Items listed in a dataset

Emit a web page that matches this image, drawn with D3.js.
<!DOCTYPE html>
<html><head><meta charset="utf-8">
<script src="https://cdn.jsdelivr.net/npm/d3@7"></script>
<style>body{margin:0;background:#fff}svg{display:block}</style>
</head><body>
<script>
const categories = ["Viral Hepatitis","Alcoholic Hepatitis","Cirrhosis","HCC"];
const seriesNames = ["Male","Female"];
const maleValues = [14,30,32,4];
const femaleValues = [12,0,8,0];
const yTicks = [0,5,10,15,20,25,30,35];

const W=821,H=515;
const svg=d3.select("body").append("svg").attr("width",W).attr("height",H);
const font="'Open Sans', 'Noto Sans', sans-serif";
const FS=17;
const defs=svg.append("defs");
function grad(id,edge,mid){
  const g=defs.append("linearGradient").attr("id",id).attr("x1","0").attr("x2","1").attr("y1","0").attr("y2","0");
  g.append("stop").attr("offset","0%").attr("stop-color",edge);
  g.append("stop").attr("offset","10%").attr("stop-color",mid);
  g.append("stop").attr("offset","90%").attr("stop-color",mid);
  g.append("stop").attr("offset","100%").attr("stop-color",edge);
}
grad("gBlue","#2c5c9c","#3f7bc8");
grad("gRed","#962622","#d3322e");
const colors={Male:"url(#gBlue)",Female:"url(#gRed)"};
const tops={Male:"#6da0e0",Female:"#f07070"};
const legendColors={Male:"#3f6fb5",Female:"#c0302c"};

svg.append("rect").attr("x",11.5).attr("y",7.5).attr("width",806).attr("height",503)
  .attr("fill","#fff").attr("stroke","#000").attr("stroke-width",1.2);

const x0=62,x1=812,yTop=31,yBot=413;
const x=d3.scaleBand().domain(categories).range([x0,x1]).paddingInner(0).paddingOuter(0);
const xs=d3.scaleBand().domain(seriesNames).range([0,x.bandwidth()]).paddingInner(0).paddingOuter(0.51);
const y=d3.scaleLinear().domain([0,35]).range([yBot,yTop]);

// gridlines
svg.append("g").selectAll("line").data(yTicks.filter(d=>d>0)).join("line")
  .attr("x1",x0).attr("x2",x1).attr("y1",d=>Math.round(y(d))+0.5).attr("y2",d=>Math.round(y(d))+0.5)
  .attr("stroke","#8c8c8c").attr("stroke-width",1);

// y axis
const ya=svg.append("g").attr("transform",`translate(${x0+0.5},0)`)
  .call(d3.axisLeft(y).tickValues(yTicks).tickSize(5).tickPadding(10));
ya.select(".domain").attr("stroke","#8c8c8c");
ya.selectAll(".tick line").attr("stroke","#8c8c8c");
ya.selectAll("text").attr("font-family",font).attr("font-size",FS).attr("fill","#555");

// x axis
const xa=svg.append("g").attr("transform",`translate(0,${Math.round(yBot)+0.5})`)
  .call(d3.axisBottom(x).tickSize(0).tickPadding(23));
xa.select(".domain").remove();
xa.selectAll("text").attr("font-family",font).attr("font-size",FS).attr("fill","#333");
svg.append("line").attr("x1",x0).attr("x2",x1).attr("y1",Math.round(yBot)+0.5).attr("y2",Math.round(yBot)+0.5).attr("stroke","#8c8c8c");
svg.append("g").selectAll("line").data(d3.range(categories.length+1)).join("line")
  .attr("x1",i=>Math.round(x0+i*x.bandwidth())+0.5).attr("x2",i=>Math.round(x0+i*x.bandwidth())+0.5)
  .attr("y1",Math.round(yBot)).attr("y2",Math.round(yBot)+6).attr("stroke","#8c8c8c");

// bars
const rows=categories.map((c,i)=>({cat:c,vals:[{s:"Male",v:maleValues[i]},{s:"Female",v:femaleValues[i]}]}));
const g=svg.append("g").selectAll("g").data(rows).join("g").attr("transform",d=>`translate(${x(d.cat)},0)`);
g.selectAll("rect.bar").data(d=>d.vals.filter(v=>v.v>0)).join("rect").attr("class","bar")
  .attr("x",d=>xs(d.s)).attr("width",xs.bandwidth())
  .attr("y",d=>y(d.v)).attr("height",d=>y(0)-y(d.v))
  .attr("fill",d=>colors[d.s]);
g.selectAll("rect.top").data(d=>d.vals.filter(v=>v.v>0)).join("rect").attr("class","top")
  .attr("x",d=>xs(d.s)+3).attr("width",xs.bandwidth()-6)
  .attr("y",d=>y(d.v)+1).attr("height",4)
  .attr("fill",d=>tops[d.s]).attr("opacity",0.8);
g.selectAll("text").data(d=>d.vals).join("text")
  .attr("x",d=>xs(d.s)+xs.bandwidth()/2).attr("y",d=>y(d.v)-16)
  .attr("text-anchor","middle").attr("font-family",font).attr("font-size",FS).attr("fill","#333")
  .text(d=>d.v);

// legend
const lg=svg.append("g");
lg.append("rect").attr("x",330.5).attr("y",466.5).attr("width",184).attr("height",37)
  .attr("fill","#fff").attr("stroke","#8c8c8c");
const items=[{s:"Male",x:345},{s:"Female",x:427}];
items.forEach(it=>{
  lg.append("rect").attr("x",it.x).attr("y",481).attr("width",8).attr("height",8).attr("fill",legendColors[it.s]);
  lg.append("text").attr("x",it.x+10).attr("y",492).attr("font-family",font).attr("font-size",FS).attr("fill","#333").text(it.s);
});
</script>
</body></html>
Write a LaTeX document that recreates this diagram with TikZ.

*THE TASK*. Retype all of the data shown above, word for word.

*REPLY*.
Emit a web page that matches this image, drawn with D3.js.
<!DOCTYPE html>
<html><head><meta charset="utf-8">
<script src="https://cdn.jsdelivr.net/npm/d3@7"></script>
<style>body{margin:0;background:#fff}svg{display:block}</style>
</head><body>
<script>
const categories = ["Viral Hepatitis","Alcoholic Hepatitis","Cirrhosis","HCC"];
const seriesNames = ["Male","Female"];
const maleValues = [14,30,32,4];
const femaleValues = [12,0,8,0];
const yTicks = [0,5,10,15,20,25,30,35];

const W=821,H=515;
const svg=d3.select("body").append("svg").attr("width",W).attr("height",H);
const font="'Open Sans', 'Noto Sans', sans-serif";
const FS=17;
const defs=svg.append("defs");
function grad(id,edge,mid){
  const g=defs.append("linearGradient").attr("id",id).attr("x1","0").attr("x2","1").attr("y1","0").attr("y2","0");
  g.append("stop").attr("offset","0%").attr("stop-color",edge);
  g.append("stop").attr("offset","10%").attr("stop-color",mid);
  g.append("stop").attr("offset","90%").attr("stop-color",mid);
  g.append("stop").attr("offset","100%").attr("stop-color",edge);
}
grad("gBlue","#2c5c9c","#3f7bc8");
grad("gRed","#962622","#d3322e");
const colors={Male:"url(#gBlue)",Female:"url(#gRed)"};
const tops={Male:"#6da0e0",Female:"#f07070"};
const legendColors={Male:"#3f6fb5",Female:"#c0302c"};

svg.append("rect").attr("x",11.5).attr("y",7.5).attr("width",806).attr("height",503)
  .attr("fill","#fff").attr("stroke","#000").attr("stroke-width",1.2);

const x0=62,x1=812,yTop=31,yBot=413;
const x=d3.scaleBand().domain(categories).range([x0,x1]).paddingInner(0).paddingOuter(0);
const xs=d3.scaleBand().domain(seriesNames).range([0,x.bandwidth()]).paddingInner(0).paddingOuter(0.51);
const y=d3.scaleLinear().domain([0,35]).range([yBot,yTop]);

// gridlines
svg.append("g").selectAll("line").data(yTicks.filter(d=>d>0)).join("line")
  .attr("x1",x0).attr("x2",x1).attr("y1",d=>Math.round(y(d))+0.5).attr("y2",d=>Math.round(y(d))+0.5)
  .attr("stroke","#8c8c8c").attr("stroke-width",1);

// y axis
const ya=svg.append("g").attr("transform",`translate(${x0+0.5},0)`)
  .call(d3.axisLeft(y).tickValues(yTicks).tickSize(5).tickPadding(10));
ya.select(".domain").attr("stroke","#8c8c8c");
ya.selectAll(".tick line").attr("stroke","#8c8c8c");
ya.selectAll("text").attr("font-family",font).attr("font-size",FS).attr("fill","#555");

// x axis
const xa=svg.append("g").attr("transform",`translate(0,${Math.round(yBot)+0.5})`)
  .call(d3.axisBottom(x).tickSize(0).tickPadding(23));
xa.select(".domain").remove();
xa.selectAll("text").attr("font-family",font).attr("font-size",FS).attr("fill","#333");
svg.append("line").attr("x1",x0).attr("x2",x1).attr("y1",Math.round(yBot)+0.5).attr("y2",Math.round(yBot)+0.5).attr("stroke","#8c8c8c");
svg.append("g").selectAll("line").data(d3.range(categories.length+1)).join("line")
  .attr("x1",i=>Math.round(x0+i*x.bandwidth())+0.5).attr("x2",i=>Math.round(x0+i*x.bandwidth())+0.5)
  .attr("y1",Math.round(yBot)).attr("y2",Math.round(yBot)+6).attr("stroke","#8c8c8c");

// bars
const rows=categories.map((c,i)=>({cat:c,vals:[{s:"Male",v:maleValues[i]},{s:"Female",v:femaleValues[i]}]}));
const g=svg.append("g").selectAll("g").data(rows).join("g").attr("transform",d=>`translate(${x(d.cat)},0)`);
g.selectAll("rect.bar").data(d=>d.vals.filter(v=>v.v>0)).join("rect").attr("class","bar")
  .attr("x",d=>xs(d.s)).attr("width",xs.bandwidth())
  .attr("y",d=>y(d.v)).attr("height",d=>y(0)-y(d.v))
  .attr("fill",d=>colors[d.s]);
g.selectAll("rect.top").data(d=>d.vals.filter(v=>v.v>0)).join("rect").attr("class","top")
  .attr("x",d=>xs(d.s)+3).attr("width",xs.bandwidth()-6)
  .attr("y",d=>y(d.v)+1).attr("height",4)
  .attr("fill",d=>tops[d.s]).attr("opacity",0.8);
g.selectAll("text").data(d=>d.vals).join("text")
  .attr("x",d=>xs(d.s)+xs.bandwidth()/2).attr("y",d=>y(d.v)-16)
  .attr("text-anchor","middle").attr("font-family",font).attr("font-size",FS).attr("fill","#333")
  .text(d=>d.v);

// legend
const lg=svg.append("g");
lg.append("rect").attr("x",330.5).attr("y",466.5).attr("width",184).attr("height",37)
  .attr("fill","#fff").attr("stroke","#8c8c8c");
const items=[{s:"Male",x:345},{s:"Female",x:427}];
items.forEach(it=>{
  lg.append("rect").attr("x",it.x).attr("y",481).attr("width",8).attr("height",8).attr("fill",legendColors[it.s]);
  lg.append("text").attr("x",it.x+10).attr("y",492).attr("font-family",font).attr("font-size",FS).attr("fill","#333").text(it.s);
});
</script>
</body></html>
Write a LaTeX document that recreates this diagram with TikZ.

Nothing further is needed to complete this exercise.